If you think that you don’t like salad or lettuce, I have to wonder if you’ve ever tasted real lettuce? Lettuce grown in your backyard tastes crisp and crunchy. Its favor explodes in your mouth like the opening chords of an Scorpions anthem. It. Will. Rock. You.
Although ole’ Punxsutawney Phil says otherwise, the weather in West Kentucky promises mild spring-like temperatures for the next few weeks. The winter weather has been so mild, a few of volunteer lettuces are growing in our garden. Which is why I can’t stop arguing with myself about whether or not I should sneak a few seeds in the ground. Just think, my family could be nibbling on fresh lettuce in a few weeks. The practical left-brained gardener in me is constantly reminding me that we’re still 10 weeks from our frost free date. Sowing seeds now is futile, it can (and probably will) snow in April and ruin the crop. The artistic right-brained gardener in me says, “So? Let’s show that groundhog a thing or two!”
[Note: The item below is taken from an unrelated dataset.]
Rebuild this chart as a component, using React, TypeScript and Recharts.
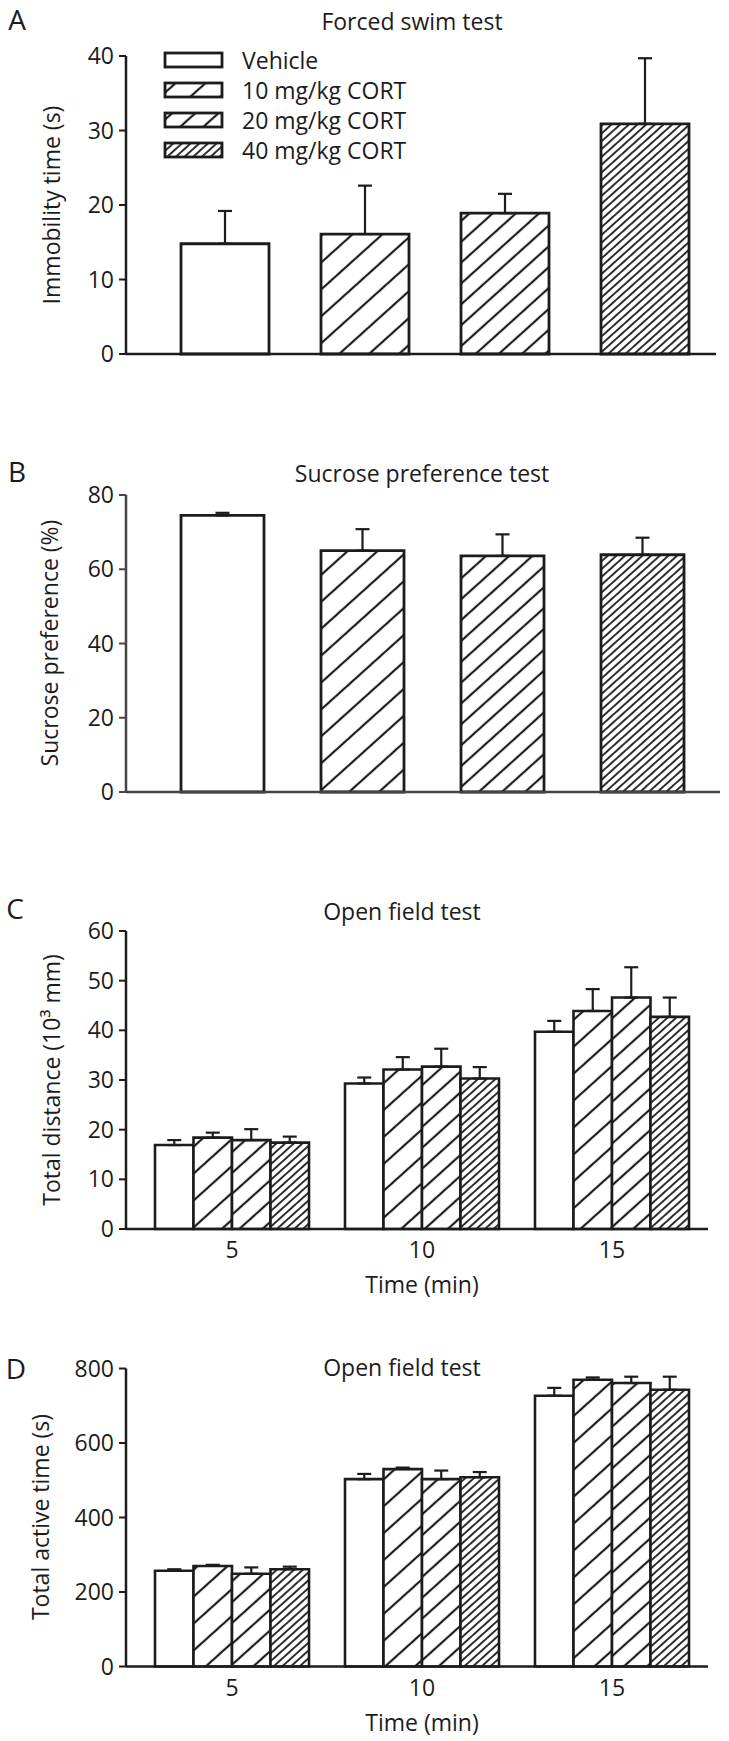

The solution? Give in and start a few lettuce seeds now. I’ll transfer them to containers when they’re big enough. On chilly nights, I can bring them inside to protect my crop. I know that I’ll be dragging those containers in and out for weeks. But it will sooo be worth it. I’ll still start my main crop in early March, but if I can successfully get a few heads to grow now? Priceless. Who needs a groundhog anyway?